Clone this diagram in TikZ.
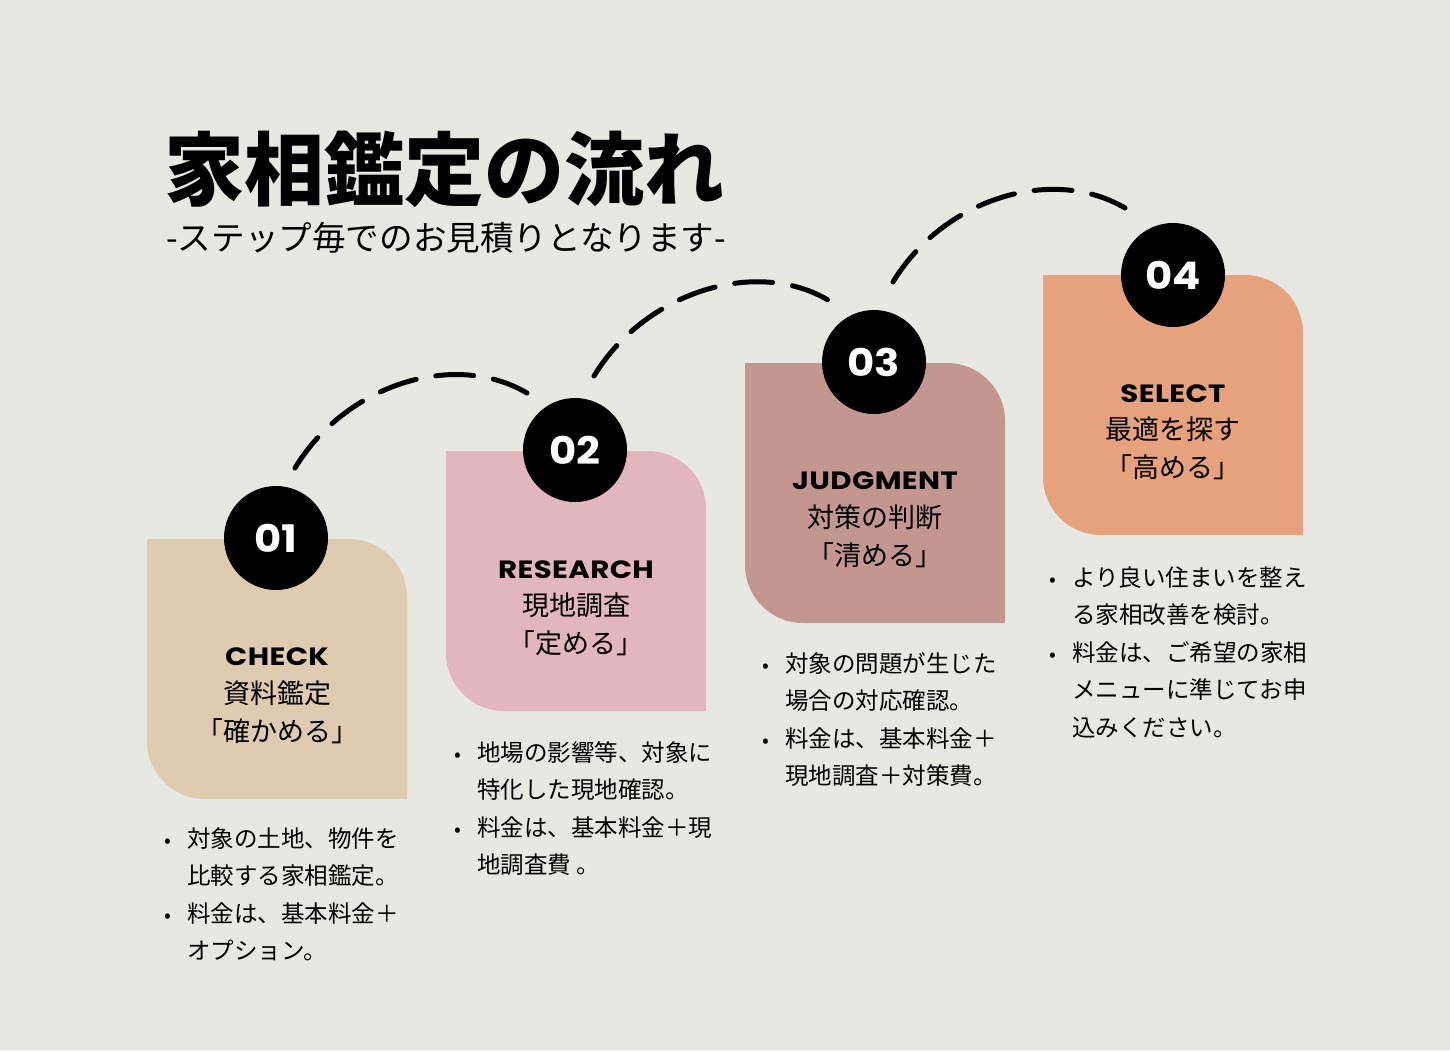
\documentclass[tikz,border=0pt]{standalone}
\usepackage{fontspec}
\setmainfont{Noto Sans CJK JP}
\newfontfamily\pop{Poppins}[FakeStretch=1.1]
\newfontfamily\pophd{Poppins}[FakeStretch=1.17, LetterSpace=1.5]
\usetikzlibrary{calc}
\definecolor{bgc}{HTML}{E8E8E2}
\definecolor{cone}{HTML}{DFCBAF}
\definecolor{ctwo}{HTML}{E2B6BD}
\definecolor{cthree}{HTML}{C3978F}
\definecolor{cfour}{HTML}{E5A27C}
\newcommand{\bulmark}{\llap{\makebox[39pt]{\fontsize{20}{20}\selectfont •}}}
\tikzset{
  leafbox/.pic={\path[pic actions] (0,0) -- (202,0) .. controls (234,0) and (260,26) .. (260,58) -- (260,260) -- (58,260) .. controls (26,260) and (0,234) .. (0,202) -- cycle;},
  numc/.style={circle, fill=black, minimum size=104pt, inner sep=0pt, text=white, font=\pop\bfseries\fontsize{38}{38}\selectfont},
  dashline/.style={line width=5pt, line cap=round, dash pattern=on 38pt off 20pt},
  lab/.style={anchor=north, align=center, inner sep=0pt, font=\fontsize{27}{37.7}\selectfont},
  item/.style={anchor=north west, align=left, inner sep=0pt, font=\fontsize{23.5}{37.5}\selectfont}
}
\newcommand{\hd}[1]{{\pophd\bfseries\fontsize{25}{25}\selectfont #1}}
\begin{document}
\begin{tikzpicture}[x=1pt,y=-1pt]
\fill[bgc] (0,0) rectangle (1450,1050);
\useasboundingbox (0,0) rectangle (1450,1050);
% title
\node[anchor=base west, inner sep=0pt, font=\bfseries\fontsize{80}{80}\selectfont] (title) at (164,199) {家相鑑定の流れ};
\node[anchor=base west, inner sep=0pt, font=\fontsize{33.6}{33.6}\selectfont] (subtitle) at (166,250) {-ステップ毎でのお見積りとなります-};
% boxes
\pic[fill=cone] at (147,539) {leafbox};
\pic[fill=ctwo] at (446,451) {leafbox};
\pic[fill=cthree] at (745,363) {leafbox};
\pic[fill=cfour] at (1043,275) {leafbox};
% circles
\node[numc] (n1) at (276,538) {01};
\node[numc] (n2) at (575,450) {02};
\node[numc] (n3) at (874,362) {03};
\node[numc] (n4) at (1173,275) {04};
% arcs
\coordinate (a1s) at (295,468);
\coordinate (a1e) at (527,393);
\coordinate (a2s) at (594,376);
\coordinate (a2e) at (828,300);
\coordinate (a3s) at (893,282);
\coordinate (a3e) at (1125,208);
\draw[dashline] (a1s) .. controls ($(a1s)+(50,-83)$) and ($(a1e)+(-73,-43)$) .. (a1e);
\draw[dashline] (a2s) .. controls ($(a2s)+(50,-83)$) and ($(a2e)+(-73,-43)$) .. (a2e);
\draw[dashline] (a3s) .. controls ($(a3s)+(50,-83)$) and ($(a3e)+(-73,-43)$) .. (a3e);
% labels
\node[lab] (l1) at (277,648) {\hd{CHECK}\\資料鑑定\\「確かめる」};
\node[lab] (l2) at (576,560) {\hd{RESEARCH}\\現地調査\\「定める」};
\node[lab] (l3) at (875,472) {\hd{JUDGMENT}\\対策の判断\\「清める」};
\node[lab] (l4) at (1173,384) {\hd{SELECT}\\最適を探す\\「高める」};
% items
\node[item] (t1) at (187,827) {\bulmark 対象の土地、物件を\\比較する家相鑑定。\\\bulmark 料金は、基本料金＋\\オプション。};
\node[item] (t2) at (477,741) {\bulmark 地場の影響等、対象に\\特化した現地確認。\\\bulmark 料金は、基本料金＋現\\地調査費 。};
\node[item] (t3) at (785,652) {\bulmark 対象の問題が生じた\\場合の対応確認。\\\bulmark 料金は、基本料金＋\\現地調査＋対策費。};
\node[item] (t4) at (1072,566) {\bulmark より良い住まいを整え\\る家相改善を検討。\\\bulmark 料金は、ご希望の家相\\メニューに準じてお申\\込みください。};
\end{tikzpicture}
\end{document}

#### WHAT YOU SHOULD DO:
Skipping the pictures, transcribe each line above exactly as it appears.

#### ANSWER:
Clone this diagram in TikZ.
\documentclass[tikz,border=0pt]{standalone}
\usepackage{fontspec}
\setmainfont{Noto Sans CJK JP}
\newfontfamily\pop{Poppins}[FakeStretch=1.1]
\newfontfamily\pophd{Poppins}[FakeStretch=1.17, LetterSpace=1.5]
\usetikzlibrary{calc}
\definecolor{bgc}{HTML}{E8E8E2}
\definecolor{cone}{HTML}{DFCBAF}
\definecolor{ctwo}{HTML}{E2B6BD}
\definecolor{cthree}{HTML}{C3978F}
\definecolor{cfour}{HTML}{E5A27C}
\newcommand{\bulmark}{\llap{\makebox[39pt]{\fontsize{20}{20}\selectfont •}}}
\tikzset{
  leafbox/.pic={\path[pic actions] (0,0) -- (202,0) .. controls (234,0) and (260,26) .. (260,58) -- (260,260) -- (58,260) .. controls (26,260) and (0,234) .. (0,202) -- cycle;},
  numc/.style={circle, fill=black, minimum size=104pt, inner sep=0pt, text=white, font=\pop\bfseries\fontsize{38}{38}\selectfont},
  dashline/.style={line width=5pt, line cap=round, dash pattern=on 38pt off 20pt},
  lab/.style={anchor=north, align=center, inner sep=0pt, font=\fontsize{27}{37.7}\selectfont},
  item/.style={anchor=north west, align=left, inner sep=0pt, font=\fontsize{23.5}{37.5}\selectfont}
}
\newcommand{\hd}[1]{{\pophd\bfseries\fontsize{25}{25}\selectfont #1}}
\begin{document}
\begin{tikzpicture}[x=1pt,y=-1pt]
\fill[bgc] (0,0) rectangle (1450,1050);
\useasboundingbox (0,0) rectangle (1450,1050);
% title
\node[anchor=base west, inner sep=0pt, font=\bfseries\fontsize{80}{80}\selectfont] (title) at (164,199) {家相鑑定の流れ};
\node[anchor=base west, inner sep=0pt, font=\fontsize{33.6}{33.6}\selectfont] (subtitle) at (166,250) {-ステップ毎でのお見積りとなります-};
% boxes
\pic[fill=cone] at (147,539) {leafbox};
\pic[fill=ctwo] at (446,451) {leafbox};
\pic[fill=cthree] at (745,363) {leafbox};
\pic[fill=cfour] at (1043,275) {leafbox};
% circles
\node[numc] (n1) at (276,538) {01};
\node[numc] (n2) at (575,450) {02};
\node[numc] (n3) at (874,362) {03};
\node[numc] (n4) at (1173,275) {04};
% arcs
\coordinate (a1s) at (295,468);
\coordinate (a1e) at (527,393);
\coordinate (a2s) at (594,376);
\coordinate (a2e) at (828,300);
\coordinate (a3s) at (893,282);
\coordinate (a3e) at (1125,208);
\draw[dashline] (a1s) .. controls ($(a1s)+(50,-83)$) and ($(a1e)+(-73,-43)$) .. (a1e);
\draw[dashline] (a2s) .. controls ($(a2s)+(50,-83)$) and ($(a2e)+(-73,-43)$) .. (a2e);
\draw[dashline] (a3s) .. controls ($(a3s)+(50,-83)$) and ($(a3e)+(-73,-43)$) .. (a3e);
% labels
\node[lab] (l1) at (277,648) {\hd{CHECK}\\資料鑑定\\「確かめる」};
\node[lab] (l2) at (576,560) {\hd{RESEARCH}\\現地調査\\「定める」};
\node[lab] (l3) at (875,472) {\hd{JUDGMENT}\\対策の判断\\「清める」};
\node[lab] (l4) at (1173,384) {\hd{SELECT}\\最適を探す\\「高める」};
% items
\node[item] (t1) at (187,827) {\bulmark 対象の土地、物件を\\比較する家相鑑定。\\\bulmark 料金は、基本料金＋\\オプション。};
\node[item] (t2) at (477,741) {\bulmark 地場の影響等、対象に\\特化した現地確認。\\\bulmark 料金は、基本料金＋現\\地調査費 。};
\node[item] (t3) at (785,652) {\bulmark 対象の問題が生じた\\場合の対応確認。\\\bulmark 料金は、基本料金＋\\現地調査＋対策費。};
\node[item] (t4) at (1072,566) {\bulmark より良い住まいを整え\\る家相改善を検討。\\\bulmark 料金は、ご希望の家相\\メニューに準じてお申\\込みください。};
\end{tikzpicture}
\end{document}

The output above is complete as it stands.